To hear Mance speak of the Irish drum is to become aware that each student of the bodhrán is on a "singular journey to find the tones of the instrument." Unlike an instrument like guitar which has specific surface areas or frets where the player applies pressure to create melody and dynamic range, the bodhrán is an instrument with a surface of horizontal bands of low, mid and high tonal ranges which the player must visualize, feel and use to make sound. Mance finds that for many of his ICC students key moments of learning occur when they internalize his adage "I don’t want you to play like me, the teacher, I want you to play like you. Delve into what you have to offer." Mance believes that "just as a weaver at the loom moves to her own rhythm, or a ballet dancer moves to his own style, the bodhrán player is able to do his or her individual work for connecting with universal beats and tones."
There is such a wide tonal palette to this frame drum that he encourages each student to be playful and "relax into playing well." For one of his beginner students, this happened on a hot August day at the ICC. The student came to class tense. Without needing to know any details of the student’s specific work day, Mance was able to get him to focus on the drum, throw out the tension and seek relaxation with purpose. The student left class amazed that he had indeed "played well."
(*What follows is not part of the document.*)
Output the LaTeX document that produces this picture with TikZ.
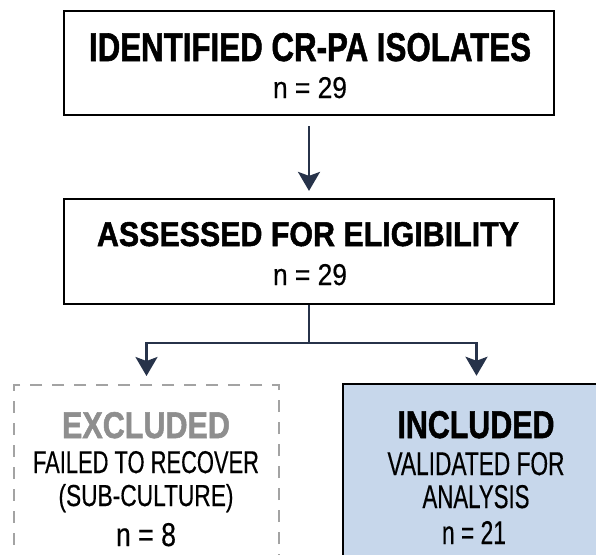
\documentclass[tikz,border=0pt]{standalone}
\usepackage{fontspec}
\usepackage{graphicx}
\setmainfont{Liberation Sans}[UprightFeatures={FakeBold=0.5},BoldFeatures={FakeBold=1.5}]
\usetikzlibrary{arrows.meta}
\definecolor{arrowc}{HTML}{27334A}
\definecolor{exgrey}{HTML}{8E8E8E}
\definecolor{dashgrey}{HTML}{A3A3A3}
\definecolor{incfill}{HTML}{C7D7EB}
\newcommand\fitt[3]{\resizebox{#1pt}{#2pt}{#3}}
\begin{document}
\begin{tikzpicture}[x=1pt,y=-1pt,
  box/.style={draw=black,line width=2.2pt,rectangle,inner sep=0pt},
  exbox/.style={draw=dashgrey,line width=2pt,dash pattern=on 12pt off 10pt,rectangle,inner sep=0pt},
  incbox/.style={draw=black,line width=2.5pt,fill=incfill,rectangle,inner sep=0pt},
  txt/.style={inner sep=0pt,anchor=base},
  conn/.style={draw=arrowc,line width=2.6pt},
  arr/.style={conn,-{Stealth[length=19pt,width=22pt,inset=4pt]}}]
\useasboundingbox (0,0) rectangle (596,554);
\fill[white] (0,0) rectangle (596,554);
\clip (0,0) rectangle (596,554);
% boxes
\node[box,minimum width=490pt,minimum height=104pt] (top) at (309,63) {};
\node[box,minimum width=490pt,minimum height=105pt] (mid) at (309,251.5) {};
\node[exbox,minimum width=265pt,minimum height=180pt] (exc) at (146.5,475) {};
\node[incbox,minimum width=267pt,minimum height=181pt] (inc) at (476.5,474.5) {};
% texts
\node[txt] (t1) at (310,61) {\fitt{442}{28}{\bfseries IDENTIFIED CR-PA ISOLATES}};
\node[txt] (n1) at (310,98) {\fitt{74}{21}{n = 29}};
\node[txt] (t2) at (308,246) {\fitt{422}{24}{\bfseries ASSESSED FOR ELIGIBILITY}};
\node[txt] (n2) at (310,285) {\fitt{74}{21}{n = 29}};
\node[txt,text=exgrey] (t3) at (146,438) {\fitt{168}{26}{\bfseries EXCLUDED}};
\node[txt] (t4) at (146,473) {\fitt{226}{22}{FAILED TO RECOVER}};
\node[txt] (t5) at (146,506) {\fitt{175}{22}{(SUB-CULTURE)}};
\node[txt] (n3) at (146,546) {\fitt{60}{23}{n = 8}};
\node[txt] (t6) at (476,438) {\fitt{157}{27}{\bfseries INCLUDED}};
\node[txt] (t7) at (476,475) {\fitt{177}{23}{VALIDATED FOR}};
\node[txt] (t8) at (476,508) {\fitt{107}{23}{ANALYSIS}};
\node[txt] (n4) at (474,544) {\fitt{64}{23}{n = 21}};
% connectors
\coordinate (split) at (309,343);
\draw[arr,shorten <=10pt,shorten >=7pt] (top.south) -- (mid.north);
\draw[conn] (mid.south) -- (split);
\draw[arr,shorten >=8pt] (split) -| (exc.north);
\draw[arr,shorten >=7pt] (split) -| (inc.north);
\end{tikzpicture}
\end{document}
Mance is thrice-blessed by his bodhrán passion. First and foremost he is a performer. His musical talent and skill has earned him the distinction of being the first American Bodhrán player to be named a Master Player by the national Endowment for the Arts. Secondly, Mance is a teacher. He realized at some point that as a teacher he could connect curious folks to the expressive qualities of the bodhrán and share the facts about the drum as an instrument indigenous to Ireland. And so, he began giving classes and workshops and especially looks forward to his course at the Irish Cultural Centre in Canton, Massachusetts each year and an upcoming winter workshop in Charlemont, Vermont.
Thirdly, Mance is a maker of the bodhrán. For him, the bodhrán holds many unique playing qualities. He makes drums of beauty and tone for people to play and "not to use as mere wall decorations and tourist items." There’s a smile in Mance’s voice as he says, "take the bodhrán off the wall; play it; playing it is good for you."